## Set exercise
In the copy, include every entry exactly but none of the images.

## Information supplied
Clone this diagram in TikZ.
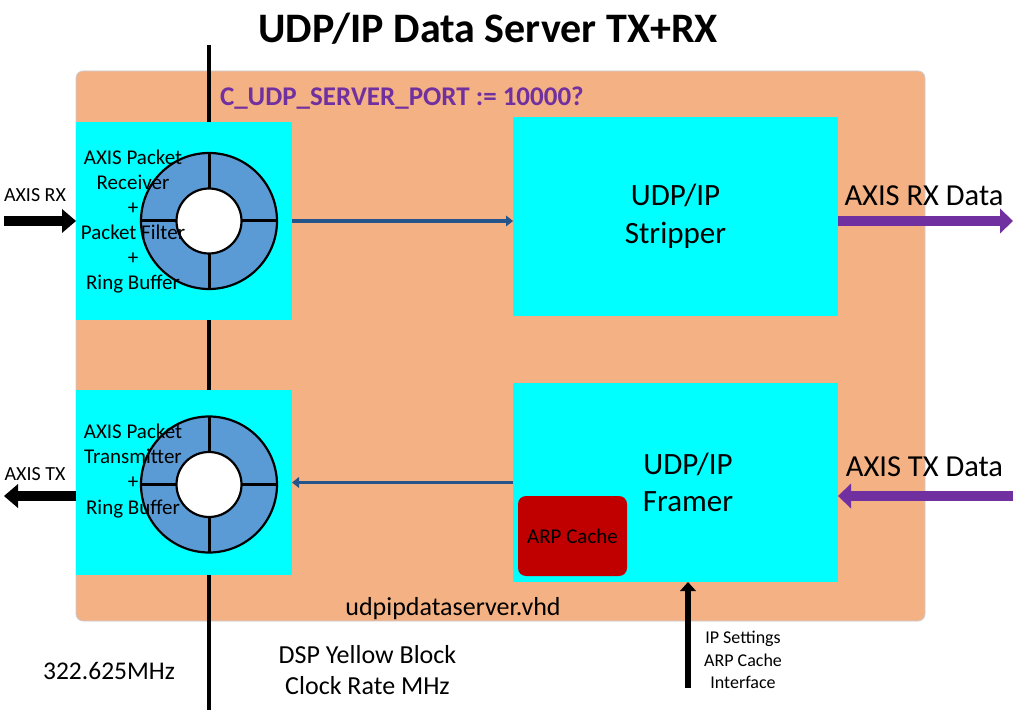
\documentclass[tikz,border=0pt]{standalone}
\usepackage{fontspec}
\setmainfont{Carlito}
\usetikzlibrary{arrows.meta}
\definecolor{blockorange}{HTML}{F4B183}
\definecolor{blockcyan}{HTML}{00FFFF}
\definecolor{ringblue}{HTML}{5B9BD5}
\definecolor{cachered}{HTML}{C00000}
\definecolor{portpurple}{HTML}{7030A0}
\definecolor{linknavy}{HTML}{25548A}
\newcommand{\fsz}[1]{\fontsize{#1}{1.22\dimexpr #1pt\relax}\selectfont}
\tikzset{
  box/.style={inner sep=0pt, outer sep=0pt, fill=blockcyan, minimum width=#1},
  lbl/.style={inner sep=0pt, outer sep=0pt, align=center, anchor=base},
  fatarrow/.style={line width=10pt, -{Triangle[width=24pt,length=14pt,line width=0pt]}},
  dataarrow/.style={portpurple, line width=10.5pt, -{Triangle[width=25pt,length=13pt,line width=0pt]}},
  linkarrow/.style={linknavy, line width=3.5pt, -{Triangle[width=11pt,length=7pt,line width=0pt]}},
  uparrow/.style={line width=6pt, -{Triangle[width=16pt,length=9pt,line width=0pt]}},
}
\begin{document}
\begin{tikzpicture}[x=1pt,y=-1pt]
\useasboundingbox (0,0) rectangle (1018,714);
% main block
\node[inner sep=0pt, outer sep=0pt, fill=blockorange, draw={rgb,255:red,205;green,205;blue,215}, line width=0.8pt,
      rounded corners=7pt, minimum width=849pt, minimum height=550pt] (main) at (500.5,346) {};
% clock domain line
\coordinate (clktop) at (209,45);
\coordinate (clkbot) at (209,710);
\draw[line width=3.3pt] (clktop) -- (clkbot);
% blocks
\node[box=216pt, minimum height=198pt] (rxbox) at (184,221) {};
\node[box=216pt, minimum height=185pt] (txbox) at (184,482.5) {};
\node[box=325pt, minimum height=199pt] (strip) at (675.5,216.5) {};
\node[box=325pt, minimum height=199pt] (framer) at (675.5,482.5) {};
\node[inner sep=0pt, outer sep=0pt, fill=cachered, rounded corners=8pt, minimum width=109pt, minimum height=80pt,
      font=\fsz{21}] (arp) at (572.5,536) {ARP Cache};
% rings
\foreach \cy in {221,484.5}{
  \fill[ringblue, even odd rule] (209,\cy) circle[radius=68pt] (209,\cy) circle[radius=32.5pt];
  \draw[line width=2.2pt] (209,\cy) circle[radius=68pt];
  \draw[line width=2.2pt, fill=white] (209,\cy) circle[radius=32.5pt];
  \draw[line width=3pt] (209,\cy-68) -- (209,\cy-32.5) (209,\cy+32.5) -- (209,\cy+68)
                        (141,\cy) -- (176.5,\cy) (241.5,\cy) -- (277,\cy);
}
% texts (multi-line nodes: base = baseline of last line)
\node[lbl, font=\bfseries\fsz{42}] (title) at (488,43) {UDP/IP Data Server TX+RX};
\node[lbl, anchor=base west, text=portpurple, font=\bfseries\fsz{27}] (port) at (220,106) {C\_UDP\_SERVER\_PORT := 10000?};
\node[lbl, font=\fontsize{21}{25.2}\selectfont] (rxtext) at (133,290) {AXIS Packet\\Receiver\\+\\Packet Filter\\+\\Ring Buffer};
\node[lbl, font=\fontsize{21}{25.3}\selectfont] (txtext) at (133,514) {AXIS Packet\\Transmitter\\+\\Ring Buffer};
\node[lbl, font=\fontsize{31}{37.3}\selectfont] (striptext) at (675.5,243.3) {UDP/IP\\Stripper};
\node[lbl, font=\fontsize{31}{36.7}\selectfont] (framertext) at (688,511) {UDP/IP\\Framer};
\node[lbl, font=\fsz{20}] (axisrx) at (35,201.7) {AXIS RX};
\node[lbl, font=\fsz{20}] (axistx) at (35,480) {AXIS TX};
\node[lbl, font=\fsz{30.5}] (rxdatatext) at (924,206) {AXIS RX Data};
\node[lbl, font=\fsz{30.5}] (txdatatext) at (924.5,476.7) {AXIS TX Data};
\node[lbl, font=\fsz{26}] (vhd) at (453,615) {udpipdataserver.vhd};
\node[lbl, font=\fsz{25.5}] (clk) at (109,679) {322.625MHz};
\node[lbl, font=\fontsize{26}{31}\selectfont] (dsp) at (367.5,694.3) {DSP Yellow Block\\Clock Rate MHz};
\node[lbl, font=\fontsize{18}{22.2}\selectfont] (ipset) at (743,688.3) {IP Settings\\ARP Cache\\Interface};
% connectors
\coordinate (rxin) at (4,221);
\coordinate (txout) at (4,496);
\coordinate (rxdata) at (1013,221);
\coordinate (txdata) at (1013,496);
\coordinate (ipsrc) at (688,688);
\draw[fatarrow] (rxin) -- (rxbox.west);
\draw[fatarrow] (txbox.west |- txout) -- (txout);
\draw[linkarrow] (rxbox.east) -- (rxbox.east -| strip.west);
\draw[linkarrow] (framer.west) -- (framer.west -| txbox.east);
\draw[dataarrow] (strip.east |- rxdata) -- (rxdata);
\draw[dataarrow] (txdata) -- (framer.east |- txdata);
\draw[uparrow] (ipsrc) -- (framer.south -| ipsrc);
\end{tikzpicture}
\end{document}
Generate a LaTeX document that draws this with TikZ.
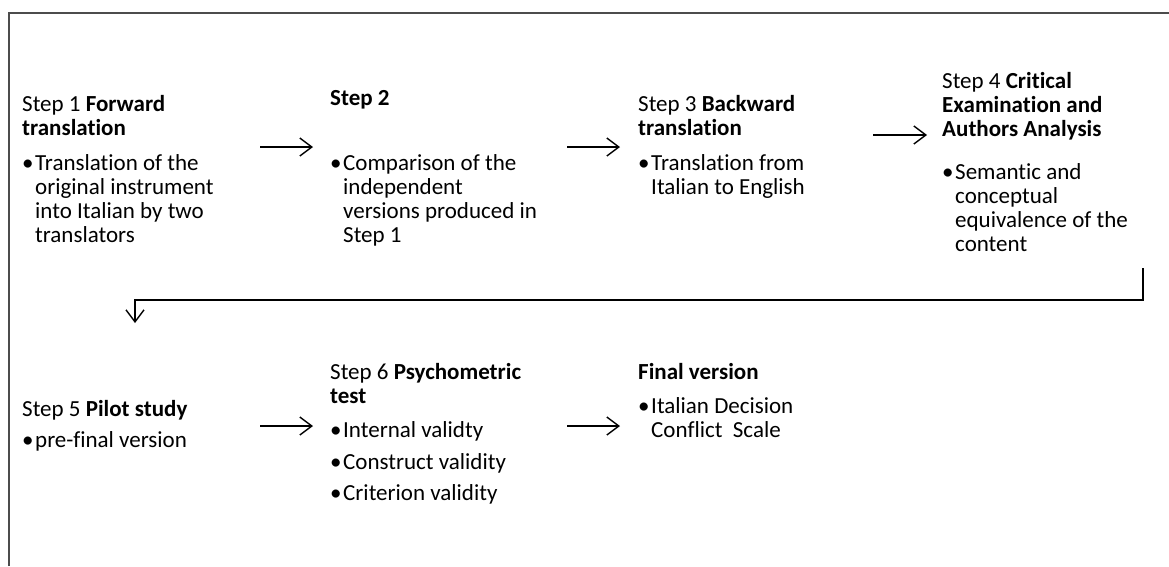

## The reply
Clone this diagram in TikZ.
\documentclass[tikz,border=0pt]{standalone}
\usepackage{fontspec}
\setmainfont{Carlito}
\usetikzlibrary{arrows.meta}
\definecolor{blockorange}{HTML}{F4B183}
\definecolor{blockcyan}{HTML}{00FFFF}
\definecolor{ringblue}{HTML}{5B9BD5}
\definecolor{cachered}{HTML}{C00000}
\definecolor{portpurple}{HTML}{7030A0}
\definecolor{linknavy}{HTML}{25548A}
\newcommand{\fsz}[1]{\fontsize{#1}{1.22\dimexpr #1pt\relax}\selectfont}
\tikzset{
  box/.style={inner sep=0pt, outer sep=0pt, fill=blockcyan, minimum width=#1},
  lbl/.style={inner sep=0pt, outer sep=0pt, align=center, anchor=base},
  fatarrow/.style={line width=10pt, -{Triangle[width=24pt,length=14pt,line width=0pt]}},
  dataarrow/.style={portpurple, line width=10.5pt, -{Triangle[width=25pt,length=13pt,line width=0pt]}},
  linkarrow/.style={linknavy, line width=3.5pt, -{Triangle[width=11pt,length=7pt,line width=0pt]}},
  uparrow/.style={line width=6pt, -{Triangle[width=16pt,length=9pt,line width=0pt]}},
}
\begin{document}
\begin{tikzpicture}[x=1pt,y=-1pt]
\useasboundingbox (0,0) rectangle (1018,714);
% main block
\node[inner sep=0pt, outer sep=0pt, fill=blockorange, draw={rgb,255:red,205;green,205;blue,215}, line width=0.8pt,
      rounded corners=7pt, minimum width=849pt, minimum height=550pt] (main) at (500.5,346) {};
% clock domain line
\coordinate (clktop) at (209,45);
\coordinate (clkbot) at (209,710);
\draw[line width=3.3pt] (clktop) -- (clkbot);
% blocks
\node[box=216pt, minimum height=198pt] (rxbox) at (184,221) {};
\node[box=216pt, minimum height=185pt] (txbox) at (184,482.5) {};
\node[box=325pt, minimum height=199pt] (strip) at (675.5,216.5) {};
\node[box=325pt, minimum height=199pt] (framer) at (675.5,482.5) {};
\node[inner sep=0pt, outer sep=0pt, fill=cachered, rounded corners=8pt, minimum width=109pt, minimum height=80pt,
      font=\fsz{21}] (arp) at (572.5,536) {ARP Cache};
% rings
\foreach \cy in {221,484.5}{
  \fill[ringblue, even odd rule] (209,\cy) circle[radius=68pt] (209,\cy) circle[radius=32.5pt];
  \draw[line width=2.2pt] (209,\cy) circle[radius=68pt];
  \draw[line width=2.2pt, fill=white] (209,\cy) circle[radius=32.5pt];
  \draw[line width=3pt] (209,\cy-68) -- (209,\cy-32.5) (209,\cy+32.5) -- (209,\cy+68)
                        (141,\cy) -- (176.5,\cy) (241.5,\cy) -- (277,\cy);
}
% texts (multi-line nodes: base = baseline of last line)
\node[lbl, font=\bfseries\fsz{42}] (title) at (488,43) {UDP/IP Data Server TX+RX};
\node[lbl, anchor=base west, text=portpurple, font=\bfseries\fsz{27}] (port) at (220,106) {C\_UDP\_SERVER\_PORT := 10000?};
\node[lbl, font=\fontsize{21}{25.2}\selectfont] (rxtext) at (133,290) {AXIS Packet\\Receiver\\+\\Packet Filter\\+\\Ring Buffer};
\node[lbl, font=\fontsize{21}{25.3}\selectfont] (txtext) at (133,514) {AXIS Packet\\Transmitter\\+\\Ring Buffer};
\node[lbl, font=\fontsize{31}{37.3}\selectfont] (striptext) at (675.5,243.3) {UDP/IP\\Stripper};
\node[lbl, font=\fontsize{31}{36.7}\selectfont] (framertext) at (688,511) {UDP/IP\\Framer};
\node[lbl, font=\fsz{20}] (axisrx) at (35,201.7) {AXIS RX};
\node[lbl, font=\fsz{20}] (axistx) at (35,480) {AXIS TX};
\node[lbl, font=\fsz{30.5}] (rxdatatext) at (924,206) {AXIS RX Data};
\node[lbl, font=\fsz{30.5}] (txdatatext) at (924.5,476.7) {AXIS TX Data};
\node[lbl, font=\fsz{26}] (vhd) at (453,615) {udpipdataserver.vhd};
\node[lbl, font=\fsz{25.5}] (clk) at (109,679) {322.625MHz};
\node[lbl, font=\fontsize{26}{31}\selectfont] (dsp) at (367.5,694.3) {DSP Yellow Block\\Clock Rate MHz};
\node[lbl, font=\fontsize{18}{22.2}\selectfont] (ipset) at (743,688.3) {IP Settings\\ARP Cache\\Interface};
% connectors
\coordinate (rxin) at (4,221);
\coordinate (txout) at (4,496);
\coordinate (rxdata) at (1013,221);
\coordinate (txdata) at (1013,496);
\coordinate (ipsrc) at (688,688);
\draw[fatarrow] (rxin) -- (rxbox.west);
\draw[fatarrow] (txbox.west |- txout) -- (txout);
\draw[linkarrow] (rxbox.east) -- (rxbox.east -| strip.west);
\draw[linkarrow] (framer.west) -- (framer.west -| txbox.east);
\draw[dataarrow] (strip.east |- rxdata) -- (rxdata);
\draw[dataarrow] (txdata) -- (framer.east |- txdata);
\draw[uparrow] (ipsrc) -- (framer.south -| ipsrc);
\end{tikzpicture}
\end{document}
Generate a LaTeX document that draws this with TikZ.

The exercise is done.